Updated: Dec 7, 2020

Hellboy's success rests on Director Guillermo Del Toro & author Mike Mignola's creativity, offering exciting new takes on every aspect of the supernatural genre.

Credit: Dark Horse


Hellboy, the creation of writer and artist Mike Mignola, has, over time, become one of the most well- known and beloved characters in comics. The comics, like the films, chronicle Hellboy's fight against a wide range of paranormal entities threatening humanity, as he simultaneously struggles to accept his prophesied destiny as the destroyer of the very world he's fighting to save. The first issues focus heavily on Hellboy's battles and investigations with monsters and occult societies before gradually transitioning into more mythological stories and elements. From pulp adventures to sword and sorcery epics and voyages to hell and back, Hellboy comics continue breaking new ground in characterization and creativity, serving as fertile ground for rich world-building.


“Mike Mignola has succeeded in building a world (or cosmos) for Hellboy and his associates and nemeses, and at the same time he has succeeded in building Hellboy into a successful franchise.”
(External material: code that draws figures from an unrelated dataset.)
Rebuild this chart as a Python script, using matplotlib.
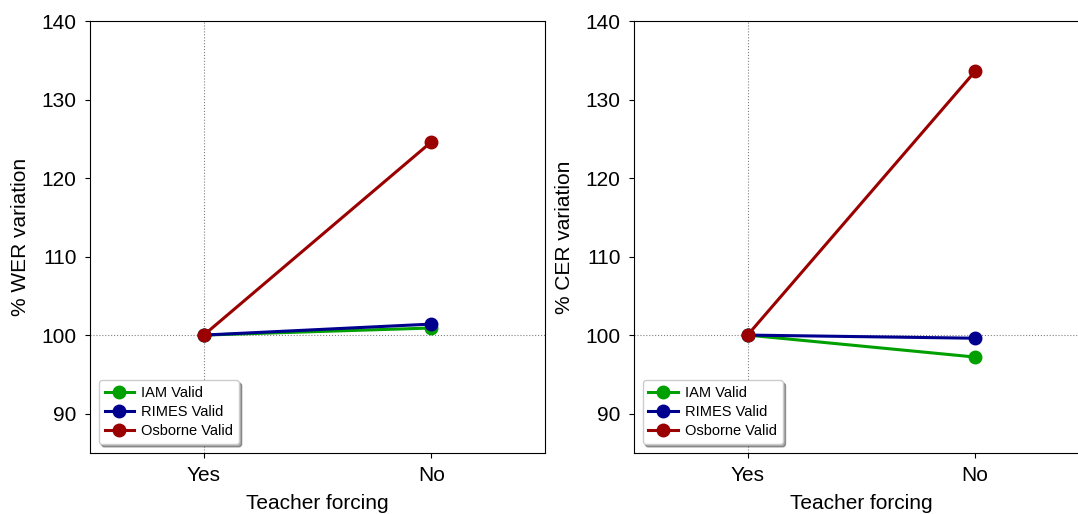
import numpy as np
import matplotlib.pyplot as plt

plt.rcParams['font.family'] = ['Liberation Sans', 'DejaVu Sans']

conditions = ['Yes', 'No']
series_names = ['IAM Valid', 'RIMES Valid', 'Osborne Valid']
series_colors = ['#00a000', '#00008f', '#9b0000']

wer = {
    'IAM Valid': [100.0, 100.9],
    'RIMES Valid': [100.0, 101.4],
    'Osborne Valid': [100.0, 124.6],
}
cer = {
    'IAM Valid': [100.0, 97.2],
    'RIMES Valid': [100.0, 99.6],
    'Osborne Valid': [100.0, 133.6],
}


def draw(ax, data, ylabel):
    x = np.arange(len(conditions))
    ax.axvline(0, color='gray', linestyle=':', linewidth=0.8, zorder=0)
    ax.axhline(100, color='gray', linestyle=':', linewidth=0.8, zorder=0)
    for name, color in zip(series_names, series_colors):
        ax.plot(x, data[name], '-o', color=color, linewidth=2.2, markersize=9, label=name)
    ax.set_xlim(-0.5, 1.5)
    ax.set_ylim(85, 140)
    ax.set_yticks([90, 100, 110, 120, 130, 140])
    ax.set_xticks(x)
    ax.set_xticklabels(conditions)
    ax.tick_params(labelsize=15, length=3.6, pad=6)
    ax.set_xlabel('Teacher forcing', fontsize=15, labelpad=6)
    ax.set_ylabel(ylabel, fontsize=15, labelpad=8)
    ax.legend(loc='lower left', fontsize=10.5, shadow=True, fancybox=True, framealpha=1,
              labelspacing=0.35, handletextpad=0.5, borderaxespad=0.6)


fig = plt.figure(figsize=(10.78, 5.14), dpi=100)
ax1 = fig.add_axes([0.0835, 0.119, 0.4221, 0.840])
ax2 = fig.add_axes([0.588, 0.119, 0.4221, 0.840])

draw(ax1, wer, '% WER variation')
draw(ax2, cer, '% CER variation')

fig.savefig('out.png', dpi=100)
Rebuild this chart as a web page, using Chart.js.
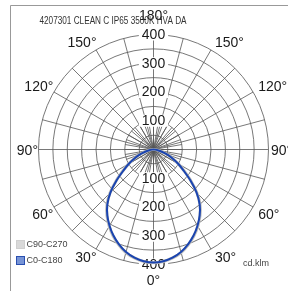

-Scott Bukatman, Hellboy's World: Comics and Monsters on the Margins


Along Came Guillermo

Director Guillermo Del Toro, a massive fan of the comics, then brought the character to life with 2004's Hellboy and 2008's Hellboy II: The Golden Army. Interestingly, the films borrow material and adapt certain scenes from the comics, although both are mainly original in their stories and take on the world and characters. The foundation and themes remain consistent, but there are notable personality differences btween comic book Hellboy and movie Hellboy.


Similar But Different

In the comics, Hellboy is a loner. His relationships with the supporting cast are distant and often under-developed. While there are other people he interacts with, he seeminlgly doesn't have any cose relationships with other charcters in the comics. In fact, his supporting cast received their very own comic, B.P.R.D., while Hellboy leaves them to go off on his own. The films, however, shed new light on who Hellboy is as a person. This is mainly done through Hellboy's romance with Liz Sherman, a human pyrokinetic. In the movies, Hellboy is deeply in love with Liz, to the point where she becomes his link to humanity. The same is true for Hellboy's adopted father, Trevor Bruttenholm. While both the comic and film versions of Bruttenholm adopted and raised the young Hellboy, their father/son dynamic is only explored in the films, making Bruttenholm much more of a presence as audiences grow to understand what the pair mean to each other.

Credit: Dark Horse


A Man, not a Monster

Recent comics have rectified Hellboy's distance towards his friends through new love interests and previously unseen flashbacks emphasizing these relationships, but this was not until Del Toro's films already set the standard. Through the supporting cast, movie Hellboy comes into his own as a character as he struggles to prove to both his friends and himself that he's not a monster.


Expanding on Lore

For Hellboy II: The Golden Army, Del Toro wanted to integrate brand new mythologies into Hellboy's lore. This time around, he decided to explore the creatures and settings of the sword & sorcery fantasy genre through the lens of Hellboy's universe, something the comics had never done before. Del Toro warped the traditionally benign entities like elves and fairies into terrifying embodiments of gluttony and malice by remaining firmly rooted in the occult and gothic aesthetic the previous film and books established. My favorite example is the literal tooth fairies, ravenous winged cannibals that feast on their victims till they leave nothing left, only to begin the cycle once again. Their name's origin is humorously described by Abe Sapien as them feeding primarily on calcium, preferably the teeth. The result of such imagination is a breath of fresh air for both the movies and the overall multimedia of Hellboy, presenting these elements in new and disturbing lights but allowing Del Toro to leave his mark on the fantasy genre overall.